The 11th Annual Sedgwick Lecture with Professor Heather Love

Boston University Sedgwick Lecture with Dr. Heather Love

To Be Real: The Passion of the Self in Queer Writing

March 30, 2023 at 5pm

The Howard Thurman Center
808 Commonwealth Avenue
Brookline, MA 02446

There will also be a post-lecture lunch discussion with Professor Love for undergraduate and graduate students on Friday, March 31, at noon in the Eichenbaum Colloquium Room at the Kilachand Honors College, 610 Commonwealth Avenue.
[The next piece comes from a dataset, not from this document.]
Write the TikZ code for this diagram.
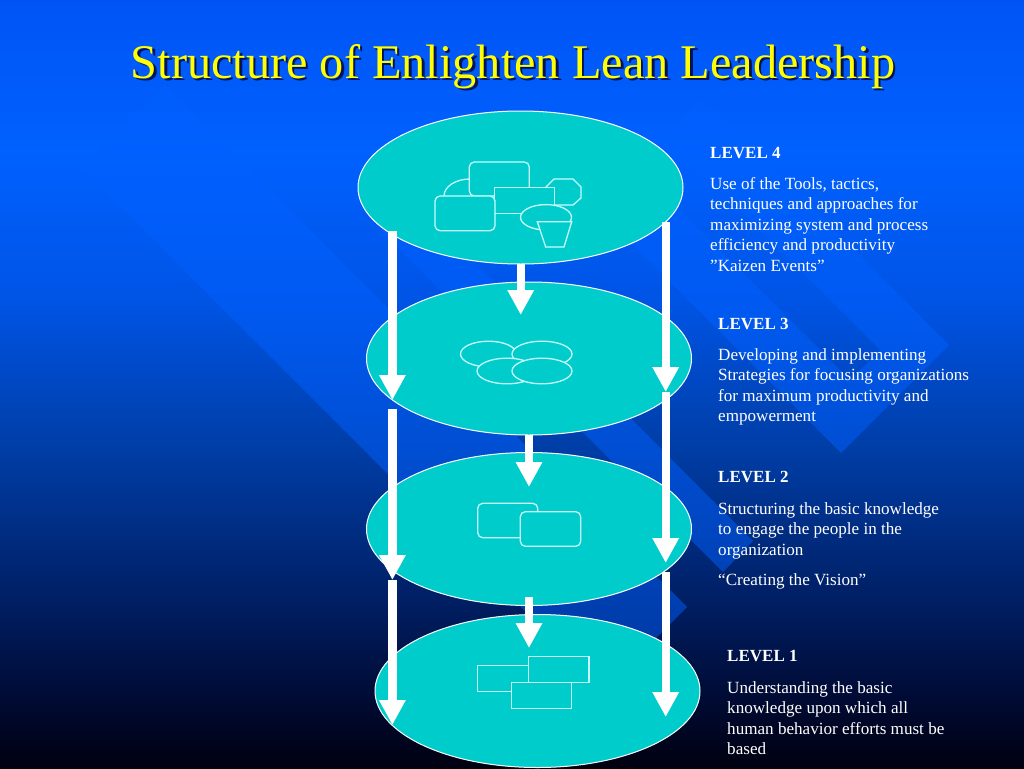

Thanks to a generous donation from the Eve Kosofsky Sedgwick Foundation and H. A. Sedgwick, the lecture will be professionally recorded and made available after the event on the event website. The lecture will not be Zoomed. 

About Dr. Heather Love

Heather Love, Professor of English at the University of Pennsylvania, received her A.B. from Harvard and her Ph.D. from the University of Virginia. Her research interests include gender and sexuality studies, twentieth-century literature and culture, affect studies, sociology and literature, disability studies, film and visual culture, and critical theory. She is the author of Feeling Backward: Loss and the Politics of Queer History (Harvard) and the editor of a special issue of GLQ on Gayle Rubin (“Rethinking Sex”) and the co-editor of a special issue of Representations (“Description Across Disciplines”). She has written on topics including comparative social stigma, compulsory happiness, transgender fiction, spinster aesthetics, and reading methods in literary studies.

About the Lecture, from Dr. Heather Love

The rise of queer theory around 1990 represents the convergence of two intellectual movements: post-structuralism and identity politics. The combination of philosophical skepticism about identity and investment in minority experience is the signature of queer writing. Since its inception, queer criticism has been known for its rigorous interrogation of the grounds of personhood. But it is also known for its renovation of academic style in the direction of the personal and the anecdotal. Early critics broke with scholarly convention to include narrative, slang, obscenity, song lyrics, and passages of heightened emotion. The tension between “subjectless critique” and self-revelation is everywhere in the field, but has mostly gone unnoticed. It is visible in two signal statements from the early 1990s. In Gender Trouble (1990), Judith Butler cited Nietzsche’s dictum that there is no “doer behind the deed” to question the grammar of the self. At almost the same moment, Eve Kosofsky Sedgwick countered a century of writing about homosexuality from a clinical distance, arguing that “Queer can only signify properly in the first person.” In this talk, I will address this defining tension in the field, which values both the undermining of the self and personal authenticity.  My central text will be a crucial early work of queer/trans theory, Susan Stryker’s “My Words to Victor Frankenstein Above the Village of Chamounix: Performing Transgender Rage.” Finally, I will reflect on the afterlife of this defining tension in the rise of contemporary queer autotheory.